Sunday, December 23, 2018

2018, 3d Quarter

July dawned hopefully when on its first day I toured the wine country in Virginia with a friend and we settled into a delightful afternoon of sampling wine offerings from at the Stone Tower Vineyard, and the future looked bright.  The month closed out with a medical emergency which I am still recovering from--the sudden loss of sight in my right eye due to a torn retina requiring immediate eye surgery.  Two more eye surgeries later, it finally seems that perhaps I will save much or most of my sight in that eye.

In between that yin and yang, I attended a memorial service at a lovely church in Ambler, PA  in honor of a cousin of mine, Andrea, who led a notable life as a social worker.  Enroute to that somber event I enjoyed a minor-league baseball game in York, PA, once the capital of the USA for a short while, and paid tribute to a friend of mine who lost his life in 2010 defending our freedoms in Afghanistan, whose likeness was emblazoned on a flag alongside the road on a hill overlooking downtown York amidst a sea of other flags honoring other fallen heroes from the York area (Adam was born in York) in this century's wars.  I also watched July Fourth fireworks from my back steps after enjoying a holiday lunch at the local gourmet pizzeria, forlornly hoping that any or all of my estranged children would finally show up, had lunch with my mentor from my former workplace, ran a few miles on the Mall with a colleague from my former agency where we ran by and momentarily joined in with an active rally for a woman's right to choose the medical provisions she desires or needs for her own body, and hiked the Billy Goat Trail in MD with a friend.
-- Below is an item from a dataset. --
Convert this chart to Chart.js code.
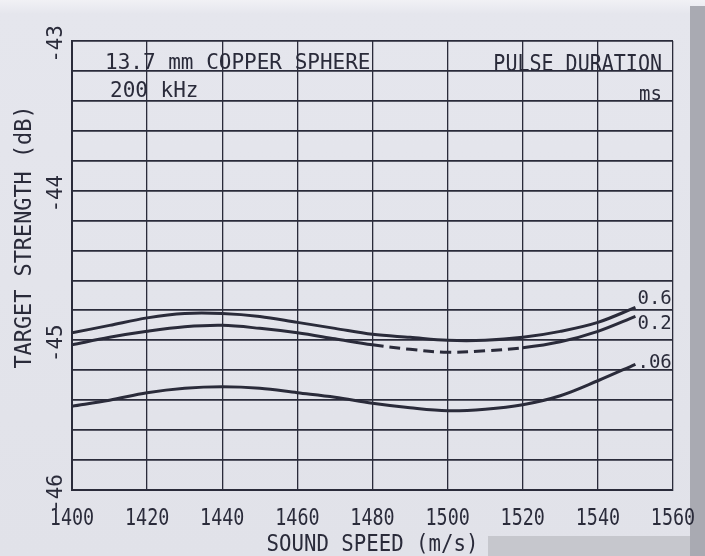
<!DOCTYPE html>
<html><head><meta charset="utf-8">
<script src="https://cdn.jsdelivr.net/npm/chart.js@4.4.1/dist/chart.umd.min.js"></script>
<style>
html,body{margin:0;padding:0;background:#e2e3ea;}
#wrap{position:relative;width:705px;height:556px;overflow:hidden;background:linear-gradient(#f1f1f5 0,#e5e6ed 14px,#e1e2e9 100%);}
.strip{position:absolute;background:#a9aab2;}
canvas{position:absolute;left:0;top:0;}
</style></head><body>
<div id="wrap">
  <div class="strip" style="left:690px;top:6px;width:15px;height:550px"></div>
  <div class="strip" style="left:488px;top:536px;width:202px;height:20px;background:#c6c7cd"></div>
  <canvas id="c" width="705" height="556"></canvas>
</div>
<script>
// sound speed (m/s) and target strength (dB) per pulse duration
const speeds=[1400,1410,1420,1430,1440,1450,1460,1470,1480,1490,1500,1510,1520,1530,1540,1550];
const ts06=[-44.95,-44.90,-44.85,-44.82,-44.82,-44.84,-44.88,-44.92,-44.96,-44.98,-45.00,-45.00,-44.98,-44.94,-44.88,-44.78];
const ts02=[-45.03,-44.98,-44.94,-44.91,-44.90,-44.92,-44.95,-44.99,-45.03,-45.06,-45.08,-45.07,-45.05,-45.01,-44.94,-44.84];
const ts006=[-45.44,-45.40,-45.35,-45.32,-45.31,-45.32,-45.35,-45.38,-45.42,-45.45,-45.47,-45.46,-45.43,-45.37,-45.27,-45.16];
const pulses=['0.6','0.2','.06'];
const yLabels=[-43,-44,-45,-46];
const title1='13.7 mm COPPER SPHERE', title2='200 kHz';
const legTitle='PULSE DURATION', legUnit='ms';
const xTitle='SOUND SPEED (m/s)', yTitle='TARGET STRENGTH (dB)';

const INK='#2a2b3a';
const pts=arr=>speeds.map((s,i)=>({x:s,y:arr[i]}));

function txt(ctx,s,x,y,px,al,sx,rot){
  ctx.save();ctx.translate(x,y);if(rot)ctx.rotate(rot);ctx.scale(sx||1,1);
  ctx.font=px+'px "DejaVu Sans Mono"';ctx.textAlign=al||'center';ctx.textBaseline='alphabetic';
  ctx.fillStyle=INK;ctx.fillText(s,0,px*0.365);ctx.restore();
}

const paperText={id:'paperText',afterDraw(chart){
  const ctx=chart.ctx,xs=chart.scales.x,ys=chart.scales.y,a=chart.chartArea;
  yLabels.forEach(v=>txt(ctx,String(v),54,ys.getPixelForValue(v)+3,22,'center',0.95,-Math.PI/2));
  xs.ticks.forEach(t=>txt(ctx,String(t.value),xs.getPixelForValue(t.value),517,23,'center',0.8));
  txt(ctx,xTitle,(a.left+a.right)/2,543,23,'center',0.9);
  txt(ctx,yTitle,23,237,23,'center',0.95,-Math.PI/2);
  txt(ctx,title1,a.left+33,61,21,'left',1);
  txt(ctx,title2,a.left+38,89,21,'left',1);
  txt(ctx,legTitle,a.right-11,63,23,'right',0.87);
  txt(ctx,legUnit,a.right-11,93,20,'right',0.95);
  const dy=[-11,5,-4];
  chart.data.datasets.forEach((d,i)=>{
    const m=chart.getDatasetMeta(i),p=m.data[m.data.length-1];
    txt(ctx,pulses[i],p.x+2,p.y+dy[i],20,'left',0.95);
  });
}};

const line=(arr,extra)=>Object.assign({data:pts(arr),borderColor:INK,borderWidth:3,pointRadius:0,tension:0.35,fill:false},extra||{});

new Chart(document.getElementById('c'),{
  type:'line',
  data:{datasets:[
    line(ts06),
    line(ts02,{segment:{borderDash:c=>(c.p0.parsed.x>=1480&&c.p1.parsed.x<=1520)?[11,6]:undefined}}),
    line(ts006)
  ]},
  options:{
    responsive:false,animation:false,
    layout:{padding:{top:41,right:32,left:0,bottom:0}},
    plugins:{legend:{display:false},tooltip:{enabled:false}},
    scales:{
      x:{type:'linear',min:1400,max:1560,ticks:{stepSize:20,display:false},
        grid:{color:INK,lineWidth:1.3,drawTicks:false},border:{color:INK,width:2},
        afterFit:s=>{s.height=66;}},
      y:{min:-46,max:-43,ticks:{stepSize:0.2,display:false},
        grid:{color:INK,lineWidth:1.8,drawTicks:false},border:{color:INK,width:2},
        afterFit:s=>{s.width=72;}}
    }
  },
  plugins:[paperText]
});
</script>
</body></html>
August was tied up with healing from my two surgeries of last summer in a mode of recuperation  known as face-down recovery, where you lie face-down in stillness for 14 hours a day for a couple of weeks following retina surgery, an infamous procedure known only to those unlucky persons who have the onset of torn or detached retinas, largely, I am told, due to genes and can suffer from multiple eye surgeries in amelioration of the condition.  It sucks bigly, and in the second surgery the medical team filled my eye with oil to get the retina to adhere to its bed of cones and rods, a procedure which requires a subsequent surgery to get the oil back out again.  Late in the month I did go for a walk around Roosevelt Island in the Potomac River with a friend, ate out a few times with friends and had a friend take me to see a baseball game at a minor league park in MD.
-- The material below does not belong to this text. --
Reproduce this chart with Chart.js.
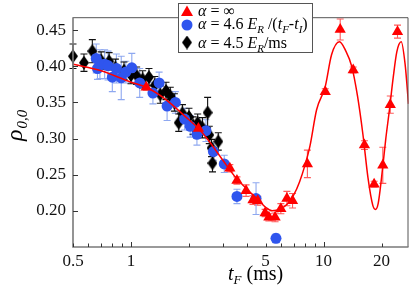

September was similarly spent sedately, wherein I enjoyed a holiday lunch on Labor Day at my local gourmet pizzeria, discovered that some miscreants had stolen my spare tire sometime during the prior months from my vehicle while it was parked in my driveway most likely, and armed my household following this second expensive invasion of my curtilege during this century.  Mostly I hung around waiting for the day when the oil would be scooped out of my afflicted eye and replaced, naturally, with eye fluid, a procedure I yearned for because the eye never felt right, being filled with a foreign substance within a closed system, and it led to the infrequent but maddening onset of white flare outbursts within my vision in that eye when, as the doctor explained to me, the optic nerve was momentarily uncovered by some movement of mine, a condition which I scrupulously sought to avoid by trying not to have any sudden movements of my head.  Late in the month my sister came to town on business, and we spent a wonderful evening and a day wandering around the District visiting museums, eating in Chinatown and drinking in Irish Pubs.

2 comments:

A Plain Observer said...

Glad you are smiling and that you recovered most of the eyesight. Merry Christmas

peter said...

I was moved by your last post (12/19) Myriam. I'm glad there is still life in blogging. Even with all of our weaknesses, failings and travails, life is good. Happy holidays to you and yours.